Le nombre de pays qui ont signé l’engagement solennel représentent un espace important dans le marché unique, en termes de volumes de trafic et d’infrastructures aéroportuaires. En 2015, l’Afrique a accueilli 180 millions de voyageurs, dont plus de 56% sont passés par les aéroports de la zone actuelle du marché unique.
Les avantages de la création du Marché unique du transport aérien africain s’inspirent de la réussite de marchés libéralisés sur d’autres continents – le Marché unique européen du transport aérien et les marchés libéralisés des transports aériens latino-américains (Chili, Costa Rica et Brésil).
Le transport aérien peut ouvrir et relier les marchés, rendre les échanges commerciaux plus fluides et permettre aux entreprises africaines de s’intégrer aux chaînes d’approvisionnement mondiales. Il joue un rôle particulièrement important dans la production industrielle mondiale en flux tendus et permet aux marchés concernés de recevoir plus rapidement les produits frais des communautés agricoles.
Améliorer la connectivité aérienne contribue à accroître la productivité, encourage les investissements et l’innovation, améliore les opérations commerciales et leur efficacité industrielle et permet aux marchés concernés de recevoir plus rapidement les produits frais des communautés agricoles.

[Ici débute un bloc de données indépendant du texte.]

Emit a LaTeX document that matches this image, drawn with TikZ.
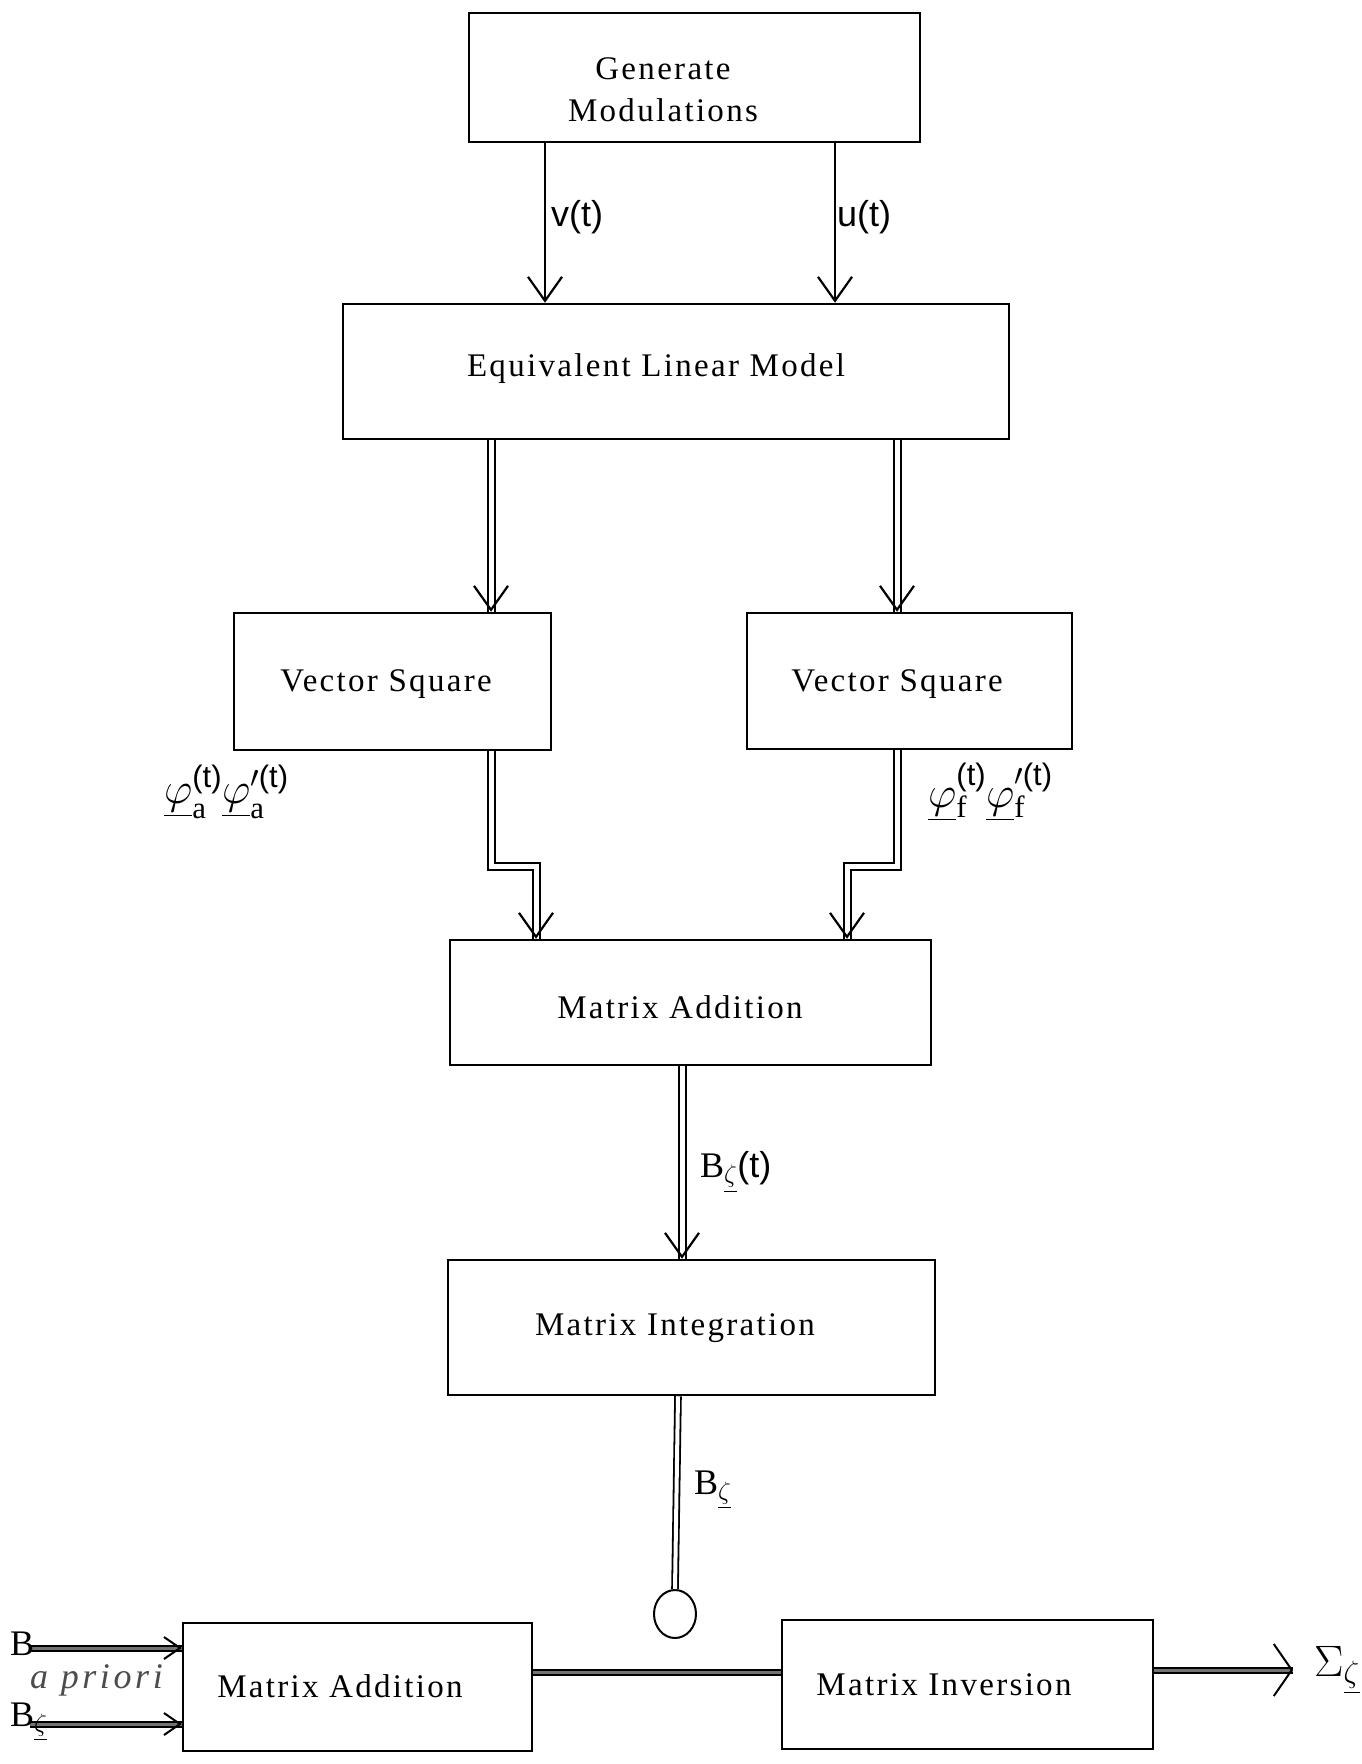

Le Marché unique du transport aérien africain repose donc sur une politique de libéralisation totale. Il est prévu que cette libéralisation améliore les niveaux de service aérien, renforce la concurrence entre les itinéraires, ce qui entraînera des tarifs plus compétitifs, stimulera le volume des trafics supplémentaires, favorisera le tourisme, le commerce, les investissements et d’autres secteurs de l’économie et entraînera un accroissement de la productivité et une augmentation de la croissance économique et de l’emploi.